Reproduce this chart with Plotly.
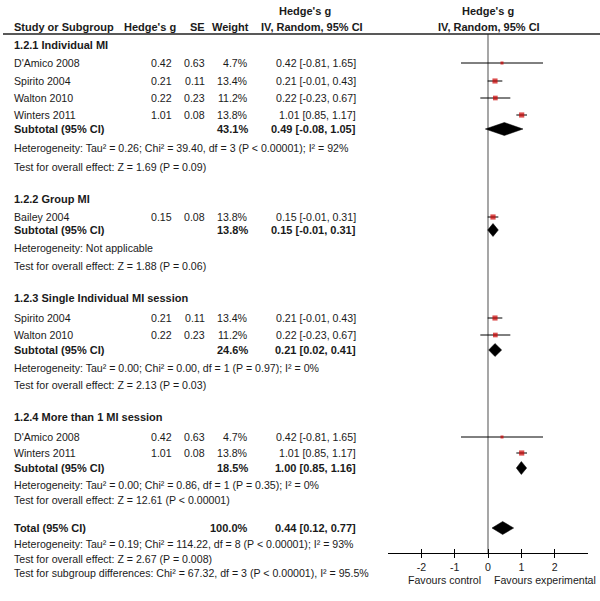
import plotly.graph_objects as go

# ---------------- data ----------------
group_titles = ["1.2.1 Individual MI", "1.2.2 Group MI",
                "1.2.3 Single Individual MI session", "1.2.4 More than 1 MI session"]

study_names = ["D'Amico 2008", "Spirito 2004", "Walton 2010", "Winters 2011",
               "Bailey 2004",
               "Spirito 2004", "Walton 2010",
               "D'Amico 2008", "Winters 2011"]
study_g = [0.42, 0.21, 0.22, 1.01, 0.15, 0.21, 0.22, 0.42, 1.01]
study_se = [0.63, 0.11, 0.23, 0.08, 0.08, 0.11, 0.23, 0.63, 0.08]
study_weight = [4.7, 13.4, 11.2, 13.8, 13.8, 13.4, 11.2, 4.7, 13.8]
study_lo = [-0.81, -0.01, -0.23, 0.85, -0.01, -0.01, -0.23, -0.81, 0.85]
study_hi = [1.65, 0.43, 0.67, 1.17, 0.31, 0.43, 0.67, 1.65, 1.17]

sub_weight = [43.1, 13.8, 24.6, 18.5]
sub_est = [0.49, 0.15, 0.21, 1.00]
sub_lo = [-0.08, -0.01, 0.02, 0.85]
sub_hi = [1.05, 0.31, 0.41, 1.16]
sub_het = ["Heterogeneity: Tau² = 0.26; Chi² = 39.40, df = 3 (P < 0.00001); I² = 92%",
           "Heterogeneity: Not applicable",
           "Heterogeneity: Tau² = 0.00; Chi² = 0.00, df = 1 (P = 0.97); I² = 0%",
           "Heterogeneity: Tau² = 0.00; Chi² = 0.86, df = 1 (P = 0.35); I² = 0%"]
sub_test = ["Test for overall effect: Z = 1.69 (P = 0.09)",
            "Test for overall effect: Z = 1.88 (P = 0.06)",
            "Test for overall effect: Z = 2.13 (P = 0.03)",
            "Test for overall effect: Z = 12.61 (P < 0.00001)"]

total_weight = 100.0
total_est, total_lo, total_hi = 0.44, 0.12, 0.77
total_het = "Heterogeneity: Tau² = 0.19; Chi² = 114.22, df = 8 (P < 0.00001); I² = 93%"
total_test = "Test for overall effect: Z = 2.67 (P = 0.008)"
subgroup_test = "Test for subgroup differences: Chi² = 67.32, df = 3 (P < 0.00001), I² = 95.5%"

tick_vals = [-2, -1, 0, 1, 2]
tick_text = ["-2", "-1", "0", "1", "2"]

# ---------------- layout (pixel rows) ----------------
W, H = 600, 601
group_head_y = [45, 199, 298, 417]
study_y = [63, 81, 98, 115, 217, 318, 335, 437, 453]
sub_y = [129, 230, 350, 468]
het_y = [148, 248, 368, 485]
test_y = [167, 266, 385, 500]
total_y, total_het_y, total_test_y, subgroup_test_y = 528, 544, 559, 573
header_y1, header_y2, header_line_y = 11, 27, 34
axis_y = 553

X_NAME, X_G, X_SE, X_W, X_CI = 13, 173, 206, 249, 357
FONT = "Liberation Sans, Arial, sans-serif"
FS = 10.6
FSB = 11
TXT = "#1a1a1a"

fig = go.Figure()

annotations = []


def txt(x, y, s, anchor="left", bold=False):
    annotations.append(dict(
        x=x / W, xref="paper", y=y, yref="y", text=(f"<b>{s}</b>" if bold else s),
        showarrow=False, xanchor=anchor, yanchor="middle",
        font=dict(family=FONT, size=(FSB if bold else FS), color=TXT), borderpad=0))


# headers
txt(X_NAME, header_y2, "Study or Subgroup", bold=True)
txt(177, header_y2, "Hedge's g", "right", bold=True)
txt(X_SE, header_y2, "SE", "right", bold=True)
txt(X_W + 1, header_y2, "Weight", "right", bold=True)
txt(305, header_y1, "Hedge's g", "center", bold=True)
txt(312, header_y2, "IV, Random, 95% CI", "center", bold=True)
txt(488, header_y1, "Hedge's g", "center", bold=True)
txt(489, header_y2, "IV, Random, 95% CI", "center", bold=True)

for i, t in enumerate(group_titles):
    txt(X_NAME, group_head_y[i], t, bold=True)
for i, n in enumerate(study_names):
    y = study_y[i]
    txt(X_NAME, y, n)
    txt(X_G, y, f"{study_g[i]:.2f}", "right")
    txt(X_SE, y, f"{study_se[i]:.2f}", "right")
    txt(X_W, y, f"{study_weight[i]:.1f}%", "right")
    txt(X_CI, y, f"{study_g[i]:.2f} [{study_lo[i]:.2f}, {study_hi[i]:.2f}]", "right")
for i in range(len(group_titles)):
    txt(X_NAME, sub_y[i], "Subtotal (95% CI)", bold=True)
    txt(X_W, sub_y[i], f"{sub_weight[i]:.1f}%", "right", bold=True)
    txt(X_CI, sub_y[i], f"{sub_est[i]:.2f} [{sub_lo[i]:.2f}, {sub_hi[i]:.2f}]", "right", bold=True)
    txt(X_NAME, het_y[i], sub_het[i])
    txt(X_NAME, test_y[i], sub_test[i])

txt(X_NAME, total_y, "Total (95% CI)", bold=True)
txt(X_W, total_y, f"{total_weight:.1f}%", "right", bold=True)
txt(X_CI, total_y, f"{total_est:.2f} [{total_lo:.2f}, {total_hi:.2f}]", "right", bold=True)
txt(X_NAME, total_het_y, total_het)
txt(X_NAME, total_test_y, total_test)
txt(X_NAME, subgroup_test_y, subgroup_test)

txt(482, 580, "Favours control", "right")
txt(493, 580, "Favours experimental", "left")

# study markers with CI lines
fig.add_trace(go.Scatter(
    x=study_g, y=study_y, mode="markers",
    marker=dict(symbol="square", color="#cc0000",
                size=[1.4 * w ** 0.5 for w in study_weight], line=dict(width=0)),
    error_x=dict(type="data", symmetric=False,
                 array=[h - g for g, h in zip(study_g, study_hi)],
                 arrayminus=[g - l for g, l in zip(study_g, study_lo)],
                 color="black", thickness=1, width=0),
    hoverinfo="skip", showlegend=False))

# diamonds
HALF = 6.5
diam = list(zip(sub_est, sub_lo, sub_hi, sub_y)) + [(total_est, total_lo, total_hi, total_y)]
for est, lo, hi, y in diam:
    fig.add_trace(go.Scatter(
        x=[lo, est, hi, est, lo], y=[y, y - HALF, y, y + HALF, y],
        mode="lines", fill="toself", fillcolor="black",
        line=dict(color="black", width=0.5), hoverinfo="skip", showlegend=False))

shapes = [
    dict(type="line", xref="paper", yref="y", x0=3 / W, x1=1, y0=header_line_y, y1=header_line_y,
         line=dict(color="#222", width=1.3)),
    dict(type="line", xref="x", yref="y", x0=0, x1=0, y0=header_line_y, y1=axis_y,
         line=dict(color="#777", width=1.3), layer="below"),
]

axis_pos = (H - axis_y) / H
fig.update_layout(
    width=W, height=H, margin=dict(l=0, r=0, t=0, b=0),
    paper_bgcolor="white", plot_bgcolor="white",
    annotations=annotations, shapes=shapes,
    xaxis=dict(domain=[388 / W, 588 / W], range=[-3, 3], anchor="free", position=axis_pos,
               showgrid=False, zeroline=False, showline=True, linecolor="black", linewidth=1,
               ticks="outside", ticklen=4, tickcolor="black", tickwidth=1,
               tickvals=tick_vals, ticktext=tick_text,
               tickfont=dict(family=FONT, size=FS, color=TXT)),
    xaxis2=dict(overlaying="x", matches="x", anchor="free", position=axis_pos,
                domain=[388 / W, 588 / W], range=[-3, 3],
                showgrid=False, zeroline=False, showline=False,
                ticks="inside", ticklen=4, tickcolor="black", tickwidth=1,
                tickvals=tick_vals, showticklabels=False),
    yaxis=dict(domain=[0, 1], range=[H, 0], visible=False, showgrid=False, zeroline=False),
)
# dummy trace to display xaxis2
fig.add_trace(go.Scatter(x=[None], y=[None], xaxis="x2", showlegend=False, hoverinfo="skip"))

fig.write_html("out.html", config={"displayModeBar": False},
               post_script="document.body.style.margin='0';document.body.style.padding='0';")
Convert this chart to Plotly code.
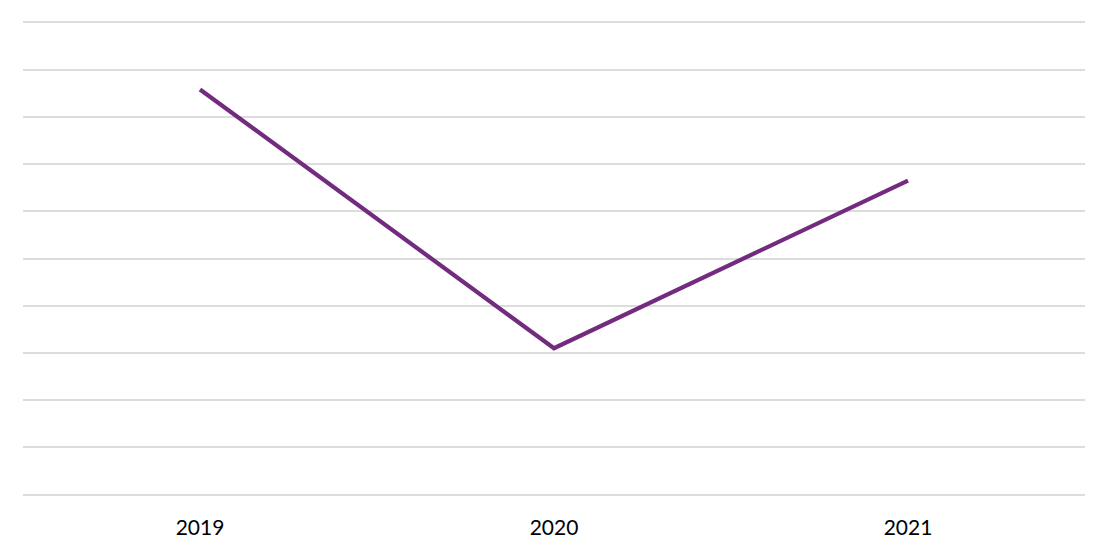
import plotly.graph_objects as go

years = ["2019", "2020", "2021"]
values = [8.58, 3.1, 6.65]
y_ticks = list(range(0, 11))

fig = go.Figure()
fig.add_trace(go.Scatter(
    x=years, y=values, mode="lines",
    line=dict(color="#722B7E", width=4.2),
    hoverinfo="x+y",
))

fig.update_layout(
    width=1110, height=556,
    margin=dict(l=15, r=33, t=13, b=68),
    paper_bgcolor="white", plot_bgcolor="white",
    showlegend=False,
    font=dict(family="Lato, Open Sans, sans-serif", size=21, color="#000000"),
)
fig.update_xaxes(
    type="category", range=[-0.5, 2.5],
    showgrid=False, showline=False, zeroline=False,
    ticks="", ticklabelstandoff=17,
)
fig.update_yaxes(
    range=[-0.03, 10.03], tickvals=y_ticks, showticklabels=False,
    showgrid=True, gridcolor="#DCDCDC", gridwidth=1.5,
    zeroline=False, showline=False,
)
fig.write_html("out.html")
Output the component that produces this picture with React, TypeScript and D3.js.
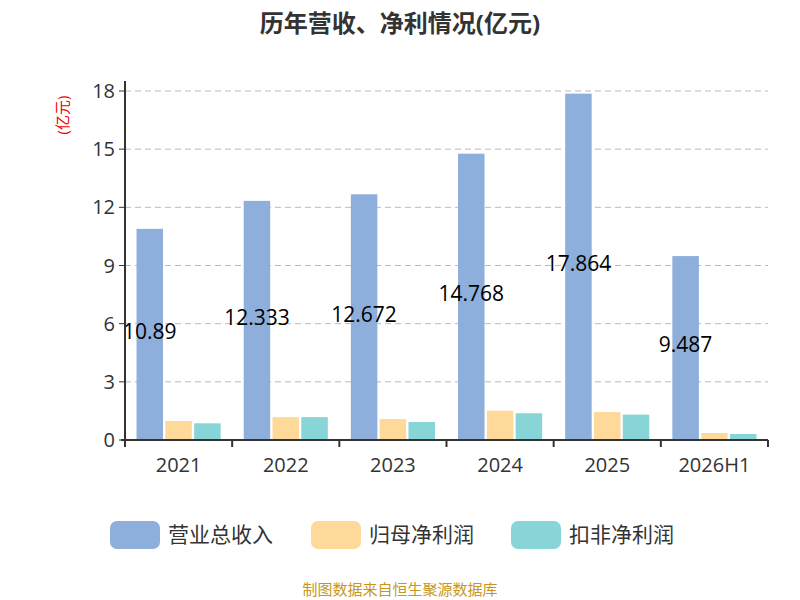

## Given request
Only the lines from the start of the material through the line containing "0.67, 1.65, 1.17]" should be transcribed. Pictures stay out.

## Final result
Reproduce this chart with Plotly.
import plotly.graph_objects as go

# ---------------- data ----------------
group_titles = ["1.2.1 Individual MI", "1.2.2 Group MI",
                "1.2.3 Single Individual MI session", "1.2.4 More than 1 MI session"]

study_names = ["D'Amico 2008", "Spirito 2004", "Walton 2010", "Winters 2011",
               "Bailey 2004",
               "Spirito 2004", "Walton 2010",
               "D'Amico 2008", "Winters 2011"]
study_g = [0.42, 0.21, 0.22, 1.01, 0.15, 0.21, 0.22, 0.42, 1.01]
study_se = [0.63, 0.11, 0.23, 0.08, 0.08, 0.11, 0.23, 0.63, 0.08]
study_weight = [4.7, 13.4, 11.2, 13.8, 13.8, 13.4, 11.2, 4.7, 13.8]
study_lo = [-0.81, -0.01, -0.23, 0.85, -0.01, -0.01, -0.23, -0.81, 0.85]
study_hi = [1.65, 0.43, 0.67, 1.17, 0.31, 0.43, 0.67, 1.65, 1.17]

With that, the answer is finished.